→ Exercise data:

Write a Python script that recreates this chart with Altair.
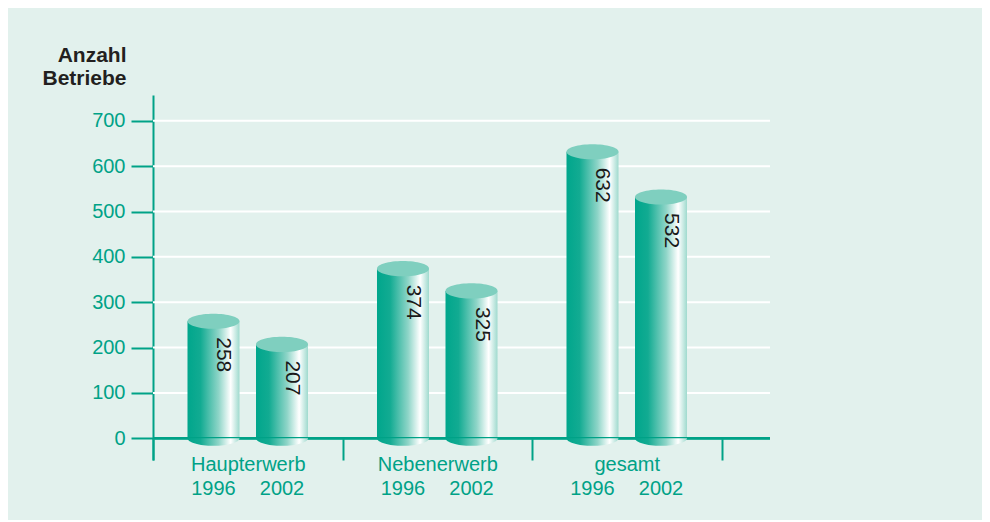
import altair as alt
import pandas as pd

# ---- data ----
categories = ["Haupterwerb", "Nebenerwerb", "gesamt"]
years = ["1996", "2002"]
values_1996 = [258, 374, 632]
values_2002 = [207, 325, 532]
y_ticks = [0, 100, 200, 300, 400, 500, 600, 700]
y_title = ["Anzahl", "Betriebe"]

rows = []
for c, a, b in zip(categories, values_1996, values_2002):
    rows.append({"cat": c, "year": years[0], "value": a})
    rows.append({"cat": c, "year": years[1], "value": b})
df = pd.DataFrame(rows)
grid_df = pd.DataFrame({"tick": y_ticks})

# ---- style ----
TEAL = "#00a287"
BG = "#e2f1ed"
FONT = "Liberation Sans"
TOP = "#7fcfbf"

grad = alt.Gradient(
    gradient="linear", x1=0, x2=1, y1=0, y2=0,
    stops=[
        alt.GradientStop(offset=0, color="#00a68c"),
        alt.GradientStop(offset=0.25, color="#12ab92"),
        alt.GradientStop(offset=0.6, color="#8fd5c8"),
        alt.GradientStop(offset=0.83, color="#ffffff"),
        alt.GradientStop(offset=1, color="#9fdace"),
    ],
)

top_path = "M-1,0A1,0.29,0,1,0,1,0A1,0.29,0,1,0,-1,0Z"
bottom_path = "M-1,0A1,0.29,0,0,0,1,0Z"

x_enc = alt.X(
    "cat:N", sort=categories,
    scale=alt.Scale(range=[0, 568.5], paddingInner=0, paddingOuter=0),
    axis=alt.Axis(
        title=None, domain=False, grid=False, tickBand="extent",
        tickSize=22, tickWidth=2, tickColor=TEAL, offset=-22,
        labelColor=TEAL, labelFont=FONT, labelFontSize=20, labelAngle=0,
        labelPadding=10, labelBaseline="alphabetic",
    ),
)
xo_enc = alt.XOffset("year:N", sort=years,
                     scale=alt.Scale(paddingInner=0.241, paddingOuter=0.5035))

y_scale = alt.Scale(domain=[-48, 757], nice=False, zero=False)
y_axis = alt.Axis(
    values=y_ticks, title=y_title, titleAngle=0, titleAlign="right",
    titleBaseline="alphabetic", titleX=-27, titleY=-34,
    titleFont=FONT, titleFontSize=21, titleFontWeight="bold",
    titleColor="#231f20", titleLineHeight=23,
    domainColor=TEAL, domainWidth=2, tickColor=TEAL, tickWidth=2,
    tickSize=22, labelColor=TEAL, labelFont=FONT, labelFontSize=20,
    labelPadding=6, grid=False,
)
y_enc = alt.Y("value:Q", scale=y_scale, axis=y_axis)

base = alt.Chart(df)

gridlines = alt.Chart(grid_df).mark_rule(color="white", strokeWidth=2).encode(
    y=alt.Y("tick:Q", scale=y_scale, axis=y_axis)
)

bars = base.mark_bar(color=grad).encode(
    x=x_enc, xOffset=xo_enc, y=y_enc, y2=alt.datum(0)
)

zero_rule = base.mark_rule(color=TEAL, strokeWidth=2).encode(y=alt.datum(0))

bottoms = base.mark_point(
    shape=bottom_path, size=2704, filled=True, color=grad, opacity=1, strokeWidth=0
).encode(x=x_enc, xOffset=xo_enc, y=alt.datum(0))

tops = base.mark_point(
    shape=top_path, size=2704, filled=True, color=TOP, opacity=1, strokeWidth=0
).encode(x=x_enc, xOffset=xo_enc, y=y_enc)

value_labels = base.mark_text(
    angle=90, align="left", baseline="alphabetic", dx=16, dy=-4,
    font=FONT, fontSize=21, color="#1a1a1a",
).encode(x=x_enc, xOffset=xo_enc, y=y_enc, text="value:Q")

year_labels = base.mark_text(
    align="center", baseline="alphabetic", dy=35,
    font=FONT, fontSize=20, color=TEAL,
).encode(x=x_enc, xOffset=xo_enc, y=alt.value(365), text="year:N")

chart = alt.layer(
    gridlines, bars, zero_rule, bottoms, tops, value_labels, year_labels
).properties(
    width=617, height=365,
    autosize=alt.AutoSizeParams(type="none"),
    padding={"left": 145, "top": 87, "right": 212, "bottom": 60},
    background=BG,
).configure_view(stroke=None)

chart.save("out.html", embed_options={"renderer": "svg", "actions": False})
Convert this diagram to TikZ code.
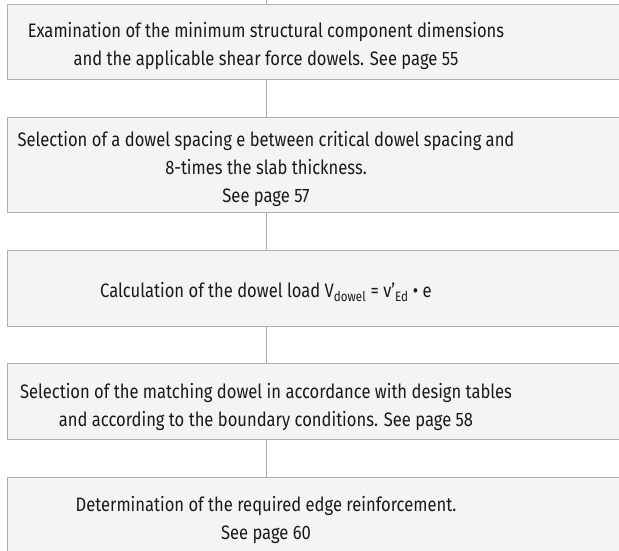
\documentclass[tikz,border=0pt]{standalone}
\usepackage{fontspec}
\setmainfont[FakeStretch=0.85]{Fira Sans}
\definecolor{boxfill}{HTML}{F4F4F4}
\definecolor{boxline}{HTML}{AFAFAF}
\definecolor{txt}{HTML}{1A1A1A}
\begin{document}
\begin{tikzpicture}[x=1pt,y=-1pt,
  stepbox/.style={draw=boxline,fill=boxfill,line width=0.9pt,rectangle,minimum width=700pt,inner sep=0pt},
  steptext/.style={align=center,text=txt,inner sep=0pt,font=\fontsize{19.5}{28}\selectfont},
  link/.style={draw=boxline,line width=0.9pt}]
\useasboundingbox (0,0) rectangle (619,551);
\node[stepbox,minimum height=75pt] (b1) at (357,41.5) {};
\node[stepbox,minimum height=95pt] (b2) at (357,164.5) {};
\node[stepbox,minimum height=76pt] (b3) at (357,288) {};
\node[stepbox,minimum height=76pt] (b4) at (357,401.5) {};
\node[stepbox,minimum height=76pt] (b5) at (357,515) {};
\node[steptext] (t1) at (266,45.5) {Examination of the minimum structural component dimensions\\and the applicable shear force dowels. See page 55};
\node[steptext] (t2) at (266,169) {Selection of a dowel spacing e between critical dowel spacing and\\8-times the slab thickness.\\See page 57};
\node[steptext] (t3) at (266,292) {Calculation of the dowel load V\textsubscript{dowel} = v’\textsubscript{Ed} • e};
\node[steptext] (t4) at (266,406.5) {Selection of the matching dowel in accordance with design tables\\and according to the boundary conditions. See page 58};
\node[steptext] (t5) at (266,520) {Determination of the required edge reinforcement.\\See page 60};
\coordinate (top) at (266,0);
\draw[link] (top) -- (t1 |- b1.north);
\draw[link] (t1 |- b1.south) -- (t2 |- b2.north);
\draw[link] (t2 |- b2.south) -- (t3 |- b3.north);
\draw[link] (t3 |- b3.south) -- (t4 |- b4.north);
\draw[link] (t4 |- b4.south) -- (t5 |- b5.north);
\end{tikzpicture}
\end{document}
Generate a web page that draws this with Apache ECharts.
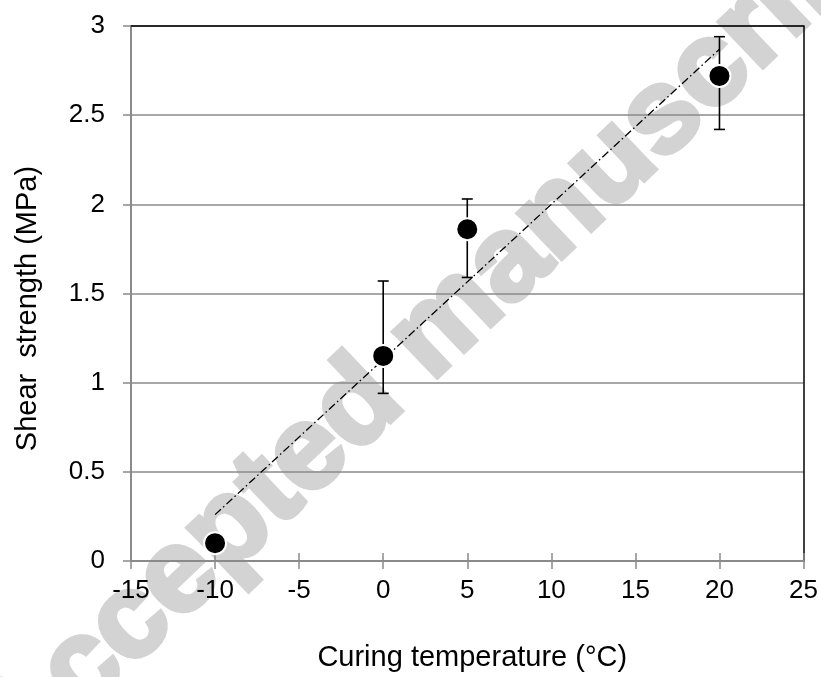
<!DOCTYPE html>
<html>
<head>
<meta charset="utf-8">
<script src="https://cdn.jsdelivr.net/npm/echarts@6/dist/echarts.min.js"></script>
<style>
  html, body { margin: 0; padding: 0; background: #fff; }
  #chart { width: 821px; height: 677px; }
</style>
</head>
<body>
<div id="chart"></div>
<script>
// Curing temperature (°C) and mean shear strength (MPa)
const temperatures = [-10, 0, 5, 20];
const strengths = [0.1, 1.15, 1.86, 2.72];
// Error bar limits (MPa); no bar drawn where null
const errLow = [null, 0.94, 1.59, 2.42];
const errHigh = [null, 1.57, 2.03, 2.94];
// Linear trend line end points
const trendX = [-10, 20];
const trendY = [0.26, 2.87];
// Axis ranges
const xTicks = { min: -15, max: 25, step: 5 };
const yTicks = { min: 0, max: 3, step: 0.5 };

const FONT = '"Liberation Sans", Arial, sans-serif';
const GRID_GRAY = '#8a8a8a';
const MARK_GRAY = '#d3d3d3';

const points = temperatures.map((t, i) => [t, strengths[i]]);
const bars = temperatures
  .map((t, i) => [t, errLow[i], errHigh[i]])
  .filter(d => d[1] != null && d[2] != null);
const trend = trendX.map((x, i) => [x, trendY[i]]);

const chart = echarts.init(document.getElementById('chart'), null, { renderer: 'canvas' });

const option = {
  animation: false,
  backgroundColor: '#fff',
  grid: { left: 131, right: 17, top: 26, bottom: 114, containLabel: false },
  graphic: [{
    type: 'text',
    silent: true,
    z: -10,
    x: 435,
    y: 334,
    rotation: 43.6 * Math.PI / 180,
    style: {
      text: 'Accepted manuscript',
      fontFamily: FONT,
      fontWeight: 'bold',
      fontSize: 119,
      fill: MARK_GRAY,
      stroke: MARK_GRAY,
      lineWidth: 5,
      align: 'center',
      verticalAlign: 'middle'
    }
  }],
  xAxis: [
    {
      type: 'value',
      position: 'bottom',
      min: xTicks.min, max: xTicks.max, interval: xTicks.step,
      name: 'Curing temperature (°C)',
      nameLocation: 'middle',
      nameGap: 82,
      nameTextStyle: { fontFamily: FONT, fontSize: 29, color: '#000', padding: [0, 0, 0, 10] },
      axisLine: { show: true, onZero: false, lineStyle: { color: GRID_GRAY, width: 2 } },
      axisTick: { show: true, inside: false, length: 8, lineStyle: { color: GRID_GRAY, width: 1.5 } },
      axisLabel: { fontFamily: FONT, fontSize: 26, color: '#000', margin: 17 },
      splitLine: { show: false }
    },
    {
      // inner half of the crossing tick marks
      type: 'value',
      position: 'bottom',
      min: xTicks.min, max: xTicks.max, interval: xTicks.step,
      axisLine: { show: false, onZero: false },
      axisTick: { show: true, inside: true, length: 8, lineStyle: { color: GRID_GRAY, width: 1.5 } },
      axisLabel: { show: false },
      splitLine: { show: false }
    },
    {
      // top frame
      type: 'value',
      position: 'top',
      min: xTicks.min, max: xTicks.max, interval: xTicks.step,
      axisLine: { show: true, onZero: false, lineStyle: { color: '#000', width: 1.5 } },
      axisTick: { show: false },
      axisLabel: { show: false },
      splitLine: { show: false }
    }
  ],
  yAxis: [
    {
      type: 'value',
      position: 'left',
      min: yTicks.min, max: yTicks.max, interval: yTicks.step,
      name: 'Shear  strength (MPa)',
      nameLocation: 'middle',
      nameGap: 89,
      nameRotate: 90,
      nameTextStyle: { fontFamily: FONT, fontSize: 29, color: '#000', padding: [0, 30, 0, 0] },
      axisLine: { show: true, onZero: false, lineStyle: { color: GRID_GRAY, width: 2 } },
      axisTick: { show: true, inside: false, length: 8, lineStyle: { color: GRID_GRAY, width: 1.5 } },
      axisLabel: { fontFamily: FONT, fontSize: 26, color: '#000', margin: 26 },
      splitLine: { show: true, lineStyle: { color: GRID_GRAY, width: 1.6 } }
    },
    {
      // right frame
      type: 'value',
      position: 'right',
      min: yTicks.min, max: yTicks.max, interval: yTicks.step,
      axisLine: { show: true, onZero: false, lineStyle: { color: '#000', width: 1.5 } },
      axisTick: { show: false },
      axisLabel: { show: false },
      splitLine: { show: false }
    }
  ],
  series: [
    {
      name: 'Trend',
      type: 'line',
      data: trend,
      symbol: 'none',
      silent: true,
      z: 3,
      lineStyle: { color: '#000', width: 1.3, type: [8, 3, 1.5, 3] }
    },
    {
      name: 'Error',
      type: 'custom',
      data: bars,
      z: 4,
      encode: { x: 0, y: [1, 2] },
      renderItem: function (params, api) {
        const x = api.value(0);
        const lo = api.coord([x, api.value(1)]);
        const hi = api.coord([x, api.value(2)]);
        const w = 5.5;
        const st = { stroke: '#000', lineWidth: 1.6 };
        return {
          type: 'group',
          children: [
            { type: 'line', shape: { x1: lo[0], y1: lo[1], x2: hi[0], y2: hi[1] }, style: st },
            { type: 'line', shape: { x1: hi[0] - w, y1: hi[1], x2: hi[0] + w, y2: hi[1] }, style: st },
            { type: 'line', shape: { x1: lo[0] - w, y1: lo[1], x2: lo[0] + w, y2: lo[1] }, style: st }
          ]
        };
      }
    },
    {
      name: 'Shear strength',
      type: 'scatter',
      data: points,
      z: 5,
      symbol: 'circle',
      symbolSize: 22,
      itemStyle: { color: '#000', borderColor: '#fff', borderWidth: 2, opacity: 1 }
    }
  ]
};

chart.setOption(option);
</script>
</body>
</html>
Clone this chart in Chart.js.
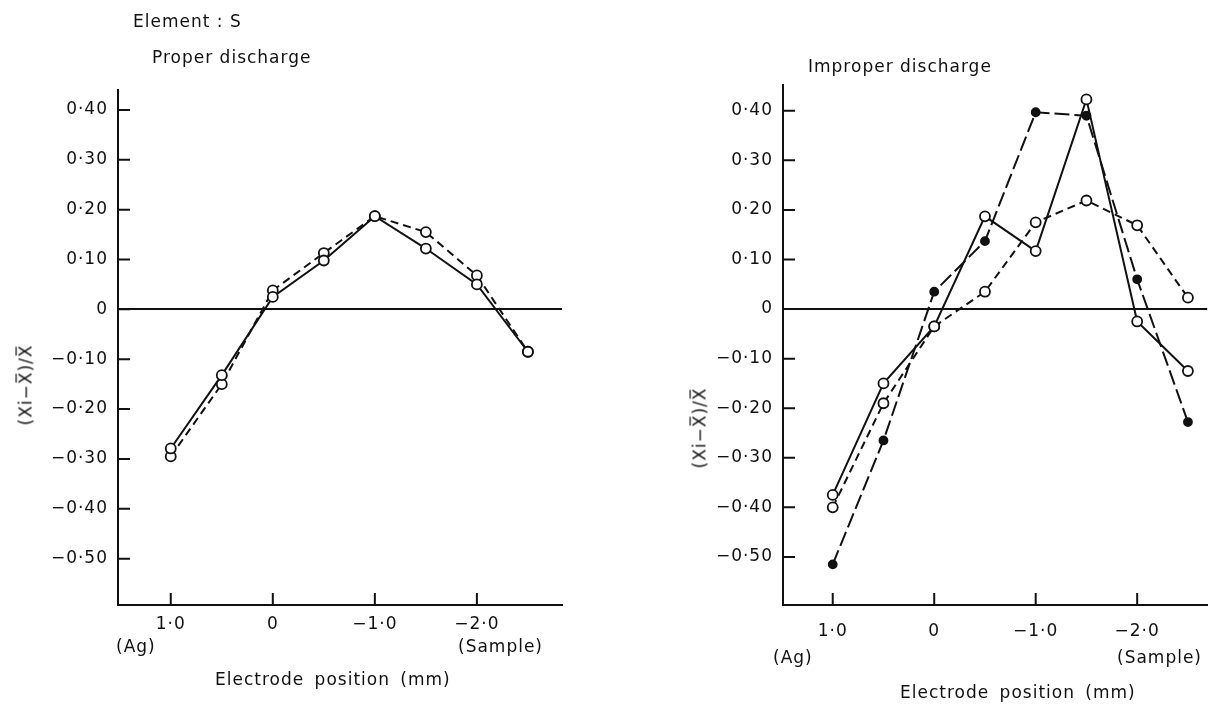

→ What you are asked to do: Every line from the start of the listing above through the line with "import pandas as pd" should be repeated exactly; skip the pictures and add nothing else.

→ Exercise response:
Write a Python script that recreates this chart with Altair.
import altair as alt
import pandas as pd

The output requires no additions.